Billups Investigates Global Dimensions of Anti-semitism with Support from TIJS, Lesser

Sixth-year doctoral candidate Robert Billups, who is currently the 2023–2024 Ambrose Monell Foundation Funded National Fellow in Technology and Democracy for the Jefferson Scholars Foundation in Charlottesville, Virginia, recently authored a reflection about his research on the global dimensions of anti-semitism for Emory’s Tam Institute for Jewish Studies (TIJS). Billups recounts how a story heard in his childhood home of Meridian, Mississippi, about the attempted bombing of a local temple led him to research in Emory’s archives and, ultimately, to discern links between anti-Black racial violence and anti-semitism among right-wing extremists. Billups realized those links had global dimensions, as well, and secured financial support from the TIJS to conduct research abroad. With the counsel and support of Dr. Jeffrey Lesser, Samuel Candler Dobbs Professor of History, Billups chose to pursue his inquiry in the British Foreign Office in London, which contained mid-20th century records from officials in British consulates and embassies around the world worried about the resurgence of fascism and antisemitism. Read Billups’ full reflection here: “Graduate Student Researches Antisemitism at the British Archives.”

Brunner Receives Honorable Mention for Article from African Studies Association

Georgia Brunner

Congratulations to doctoral candidate Georgia Brunner on receiving honorable mention for her paper “Chaos, Possibility, and Foreclosure for Women’s Futures in Revolutionary Rwanda” in the category of Graduate Student Paper Prize from the African Studies Association. Brunner’s scholarship examines gender and colonialism in Africa, particularly late colonialism and early postcolonialism in Rwanda. Her dissertation, “Building a Nation: Gender, Labor and the Politics of Nationalism in Colonial Rwanda, 1916-1962,” is advised by Drs. Clifton Crais and Mariana P. Candido.

Reflections on Inaugural Study Abroad to Poland led by Schainker

In the summer of 2023, Dr. Ellie R. Schainker, Arthur Blank Family Foundation Associate Professor of Modern European Jewish History, led an inaugural study abroad trip to Poland. Schainker taught the course “Jews of Poland: History and Memory” in collaboration with doctoral student Olivia Cocking to sixteen Emory undergraduates. The ten-day, one-credit program was supported by the Tam Institute for Jewish Studies, which provided significant subsidies for undergraduate participants through the Berger Family Fund.
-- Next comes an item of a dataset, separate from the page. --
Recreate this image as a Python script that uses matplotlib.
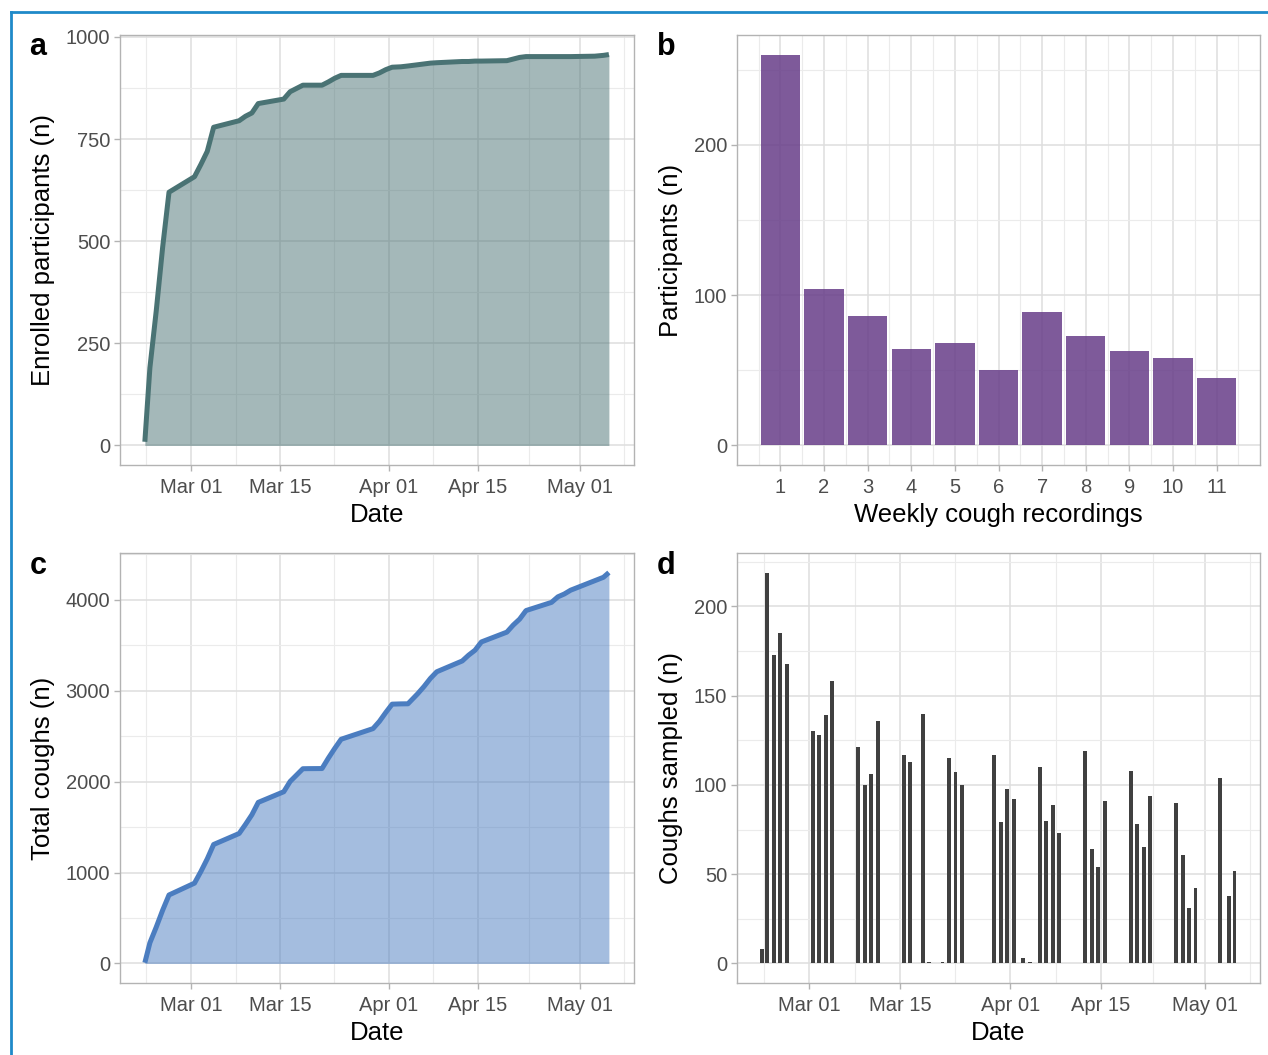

One of the undergraduate participants, Emory College 2023 graduate Sasha Rivers, reflected on the experience for the TIJS. Read her post here: “Journey to Poland: A Student’s Perspective.”

Anjuli Webster Awarded 2023 NISS Dissertation Grant

Anjuli Webster

Doctoral student Anjuli Webster has been awarded a 2023 Dissertation Grant from the National Institute of Social Sciences (NISS) to support fieldwork for her dissertation, titled “Fluid Empires: Histories of Environment and Sovereignty in Southern Africa, 1750-1900.” Webster is currently conducting research in South Africa, Eswatini, and Mozambique. The NISS funding will support additional research in Mozambique central to two chapters of her dissertation. Read a quote from Webster about her work below, along with an illuminating feature story about Webster written by Karina Antenucci for the Laney Graduate School.

“Understanding the afterlives of empire is a central concern of my work as a historian. Histories of imperialism and colonialism have not only shaped our present climate crisis, but they have also undermined indigenous modes of responding to and managing ecological emergency across the world.”